start DATA SECTION

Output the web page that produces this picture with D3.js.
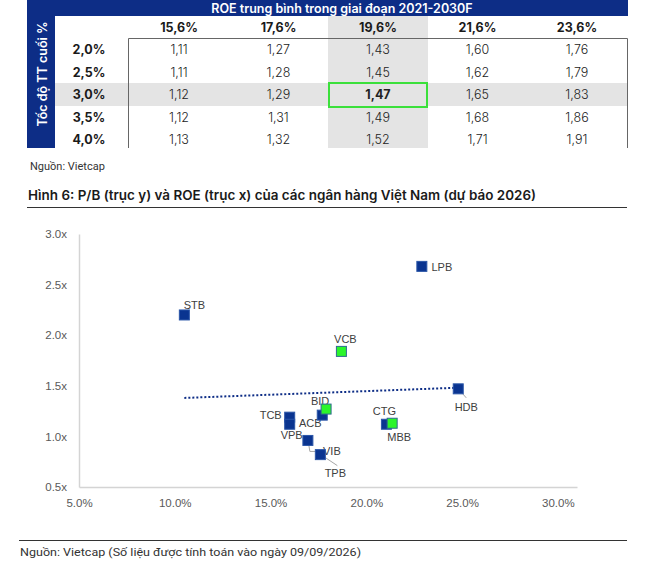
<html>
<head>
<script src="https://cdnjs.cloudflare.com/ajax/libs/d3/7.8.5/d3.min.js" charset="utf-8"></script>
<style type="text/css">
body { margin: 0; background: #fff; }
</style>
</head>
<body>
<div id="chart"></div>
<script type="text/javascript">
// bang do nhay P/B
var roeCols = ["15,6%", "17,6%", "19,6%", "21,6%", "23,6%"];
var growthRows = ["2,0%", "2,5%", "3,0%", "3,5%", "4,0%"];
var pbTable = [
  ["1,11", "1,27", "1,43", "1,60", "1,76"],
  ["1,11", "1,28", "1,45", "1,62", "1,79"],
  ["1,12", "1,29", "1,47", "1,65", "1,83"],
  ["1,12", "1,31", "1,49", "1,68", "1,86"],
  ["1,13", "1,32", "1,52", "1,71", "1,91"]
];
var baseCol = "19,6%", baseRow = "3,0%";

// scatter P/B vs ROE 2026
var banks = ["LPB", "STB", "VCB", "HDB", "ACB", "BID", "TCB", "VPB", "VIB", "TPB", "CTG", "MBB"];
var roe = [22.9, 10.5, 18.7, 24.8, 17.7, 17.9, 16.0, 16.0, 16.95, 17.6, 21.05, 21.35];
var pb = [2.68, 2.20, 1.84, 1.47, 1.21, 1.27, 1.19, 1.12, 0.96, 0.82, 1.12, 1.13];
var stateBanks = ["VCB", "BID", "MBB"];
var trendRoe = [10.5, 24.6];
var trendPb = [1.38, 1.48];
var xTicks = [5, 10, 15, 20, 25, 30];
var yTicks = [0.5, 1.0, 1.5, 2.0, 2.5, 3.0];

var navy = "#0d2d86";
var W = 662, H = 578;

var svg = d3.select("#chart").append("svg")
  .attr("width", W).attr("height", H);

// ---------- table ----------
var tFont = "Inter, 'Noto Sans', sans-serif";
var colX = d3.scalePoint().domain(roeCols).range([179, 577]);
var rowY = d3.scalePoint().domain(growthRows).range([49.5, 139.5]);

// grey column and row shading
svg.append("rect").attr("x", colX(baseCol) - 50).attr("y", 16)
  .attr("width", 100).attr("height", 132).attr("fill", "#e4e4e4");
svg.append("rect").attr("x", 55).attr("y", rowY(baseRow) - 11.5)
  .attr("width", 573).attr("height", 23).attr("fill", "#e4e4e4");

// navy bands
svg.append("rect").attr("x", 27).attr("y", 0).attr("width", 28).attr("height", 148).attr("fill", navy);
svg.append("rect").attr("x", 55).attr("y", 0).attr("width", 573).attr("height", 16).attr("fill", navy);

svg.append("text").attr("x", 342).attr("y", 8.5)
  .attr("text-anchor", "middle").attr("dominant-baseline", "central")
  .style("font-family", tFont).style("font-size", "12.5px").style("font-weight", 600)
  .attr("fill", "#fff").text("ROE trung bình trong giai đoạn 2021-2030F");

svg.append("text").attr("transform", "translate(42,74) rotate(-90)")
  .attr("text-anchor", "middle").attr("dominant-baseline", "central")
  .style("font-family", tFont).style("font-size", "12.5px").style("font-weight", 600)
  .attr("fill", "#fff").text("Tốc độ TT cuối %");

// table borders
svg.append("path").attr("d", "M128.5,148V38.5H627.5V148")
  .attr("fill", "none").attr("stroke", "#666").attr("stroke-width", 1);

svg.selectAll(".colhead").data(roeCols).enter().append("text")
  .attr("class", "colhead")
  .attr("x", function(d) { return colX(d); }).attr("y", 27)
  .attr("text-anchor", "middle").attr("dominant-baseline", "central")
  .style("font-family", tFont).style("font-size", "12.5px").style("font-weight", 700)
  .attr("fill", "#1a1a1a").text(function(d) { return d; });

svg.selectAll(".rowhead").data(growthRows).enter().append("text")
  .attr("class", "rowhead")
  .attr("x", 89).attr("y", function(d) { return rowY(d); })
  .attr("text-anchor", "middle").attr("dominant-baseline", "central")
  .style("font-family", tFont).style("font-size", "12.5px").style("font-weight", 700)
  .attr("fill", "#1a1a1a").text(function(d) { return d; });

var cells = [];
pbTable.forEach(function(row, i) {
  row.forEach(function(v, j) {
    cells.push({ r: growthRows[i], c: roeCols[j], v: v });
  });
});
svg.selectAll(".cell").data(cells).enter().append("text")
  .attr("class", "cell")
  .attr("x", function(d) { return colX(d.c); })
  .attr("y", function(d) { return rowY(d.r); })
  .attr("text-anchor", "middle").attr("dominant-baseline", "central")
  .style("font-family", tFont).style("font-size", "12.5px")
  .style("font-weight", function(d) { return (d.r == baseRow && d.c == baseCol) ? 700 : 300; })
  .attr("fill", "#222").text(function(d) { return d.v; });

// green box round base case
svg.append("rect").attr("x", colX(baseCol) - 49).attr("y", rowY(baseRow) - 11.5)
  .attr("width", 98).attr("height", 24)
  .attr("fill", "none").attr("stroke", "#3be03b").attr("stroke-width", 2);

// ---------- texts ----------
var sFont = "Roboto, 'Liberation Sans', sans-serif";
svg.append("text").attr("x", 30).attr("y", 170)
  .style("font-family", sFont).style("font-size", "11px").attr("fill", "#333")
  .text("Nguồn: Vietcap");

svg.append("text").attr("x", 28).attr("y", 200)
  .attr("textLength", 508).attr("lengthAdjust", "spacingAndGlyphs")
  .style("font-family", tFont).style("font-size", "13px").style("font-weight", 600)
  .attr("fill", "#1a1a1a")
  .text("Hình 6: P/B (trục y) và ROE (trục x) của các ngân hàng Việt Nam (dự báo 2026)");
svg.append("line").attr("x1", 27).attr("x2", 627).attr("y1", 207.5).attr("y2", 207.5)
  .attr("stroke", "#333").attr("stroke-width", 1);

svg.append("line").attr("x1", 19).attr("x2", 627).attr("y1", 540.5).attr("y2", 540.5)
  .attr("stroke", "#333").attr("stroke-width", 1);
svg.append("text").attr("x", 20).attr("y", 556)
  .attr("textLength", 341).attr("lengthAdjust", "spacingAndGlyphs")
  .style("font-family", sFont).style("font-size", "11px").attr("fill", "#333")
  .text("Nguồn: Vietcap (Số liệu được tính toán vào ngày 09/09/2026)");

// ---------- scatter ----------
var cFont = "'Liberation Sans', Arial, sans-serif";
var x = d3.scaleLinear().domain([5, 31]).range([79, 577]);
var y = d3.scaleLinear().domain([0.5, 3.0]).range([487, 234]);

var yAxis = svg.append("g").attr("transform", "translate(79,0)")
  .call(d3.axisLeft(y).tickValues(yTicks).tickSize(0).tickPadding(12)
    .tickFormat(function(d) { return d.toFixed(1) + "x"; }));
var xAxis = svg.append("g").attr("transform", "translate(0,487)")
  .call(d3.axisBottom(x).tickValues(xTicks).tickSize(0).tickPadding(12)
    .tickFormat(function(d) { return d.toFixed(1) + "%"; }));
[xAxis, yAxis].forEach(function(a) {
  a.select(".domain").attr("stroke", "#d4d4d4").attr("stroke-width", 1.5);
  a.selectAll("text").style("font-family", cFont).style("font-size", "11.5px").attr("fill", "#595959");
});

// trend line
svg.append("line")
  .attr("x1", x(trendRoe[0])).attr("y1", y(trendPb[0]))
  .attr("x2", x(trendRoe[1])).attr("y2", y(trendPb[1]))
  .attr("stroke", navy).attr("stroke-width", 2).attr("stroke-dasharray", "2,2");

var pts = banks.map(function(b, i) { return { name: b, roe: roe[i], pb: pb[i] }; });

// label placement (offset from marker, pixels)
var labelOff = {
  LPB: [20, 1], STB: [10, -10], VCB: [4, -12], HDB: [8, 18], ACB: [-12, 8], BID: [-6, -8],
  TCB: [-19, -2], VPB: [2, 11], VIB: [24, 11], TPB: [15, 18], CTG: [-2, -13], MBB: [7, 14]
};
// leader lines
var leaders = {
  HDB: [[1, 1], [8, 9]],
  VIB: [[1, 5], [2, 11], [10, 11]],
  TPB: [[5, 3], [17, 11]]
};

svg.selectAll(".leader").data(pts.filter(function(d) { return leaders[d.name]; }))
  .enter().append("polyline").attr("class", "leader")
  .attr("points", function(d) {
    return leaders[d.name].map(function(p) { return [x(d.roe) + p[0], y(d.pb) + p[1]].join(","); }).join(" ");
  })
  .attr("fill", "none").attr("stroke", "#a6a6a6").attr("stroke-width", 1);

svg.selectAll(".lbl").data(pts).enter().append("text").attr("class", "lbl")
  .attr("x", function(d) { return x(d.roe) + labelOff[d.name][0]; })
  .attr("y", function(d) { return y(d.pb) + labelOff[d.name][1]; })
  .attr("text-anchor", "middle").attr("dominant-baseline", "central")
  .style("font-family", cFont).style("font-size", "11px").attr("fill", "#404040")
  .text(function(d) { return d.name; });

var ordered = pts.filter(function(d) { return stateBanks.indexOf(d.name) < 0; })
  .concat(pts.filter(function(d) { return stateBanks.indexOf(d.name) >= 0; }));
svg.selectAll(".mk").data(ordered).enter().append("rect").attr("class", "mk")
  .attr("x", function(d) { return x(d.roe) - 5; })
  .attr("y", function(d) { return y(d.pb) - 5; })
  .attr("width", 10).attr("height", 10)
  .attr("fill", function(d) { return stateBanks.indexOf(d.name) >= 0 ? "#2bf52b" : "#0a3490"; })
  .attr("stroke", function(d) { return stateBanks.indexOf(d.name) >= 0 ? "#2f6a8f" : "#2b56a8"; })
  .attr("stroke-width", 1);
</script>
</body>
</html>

end DATA SECTION

* [WHAT YOU SHOULD DO] Repeat only the lines between the start of the data and the line with "var W = 662, H = 578;", including those two lines, and skip the pictures.

* [SOLUTION BELOW]
Output the web page that produces this picture with D3.js.
<html>
<head>
<script src="https://cdnjs.cloudflare.com/ajax/libs/d3/7.8.5/d3.min.js" charset="utf-8"></script>
<style type="text/css">
body { margin: 0; background: #fff; }
</style>
</head>
<body>
<div id="chart"></div>
<script type="text/javascript">
// bang do nhay P/B
var roeCols = ["15,6%", "17,6%", "19,6%", "21,6%", "23,6%"];
var growthRows = ["2,0%", "2,5%", "3,0%", "3,5%", "4,0%"];
var pbTable = [
  ["1,11", "1,27", "1,43", "1,60", "1,76"],
  ["1,11", "1,28", "1,45", "1,62", "1,79"],
  ["1,12", "1,29", "1,47", "1,65", "1,83"],
  ["1,12", "1,31", "1,49", "1,68", "1,86"],
  ["1,13", "1,32", "1,52", "1,71", "1,91"]
];
var baseCol = "19,6%", baseRow = "3,0%";

// scatter P/B vs ROE 2026
var banks = ["LPB", "STB", "VCB", "HDB", "ACB", "BID", "TCB", "VPB", "VIB", "TPB", "CTG", "MBB"];
var roe = [22.9, 10.5, 18.7, 24.8, 17.7, 17.9, 16.0, 16.0, 16.95, 17.6, 21.05, 21.35];
var pb = [2.68, 2.20, 1.84, 1.47, 1.21, 1.27, 1.19, 1.12, 0.96, 0.82, 1.12, 1.13];
var stateBanks = ["VCB", "BID", "MBB"];
var trendRoe = [10.5, 24.6];
var trendPb = [1.38, 1.48];
var xTicks = [5, 10, 15, 20, 25, 30];
var yTicks = [0.5, 1.0, 1.5, 2.0, 2.5, 3.0];

var navy = "#0d2d86";
var W = 662, H = 578;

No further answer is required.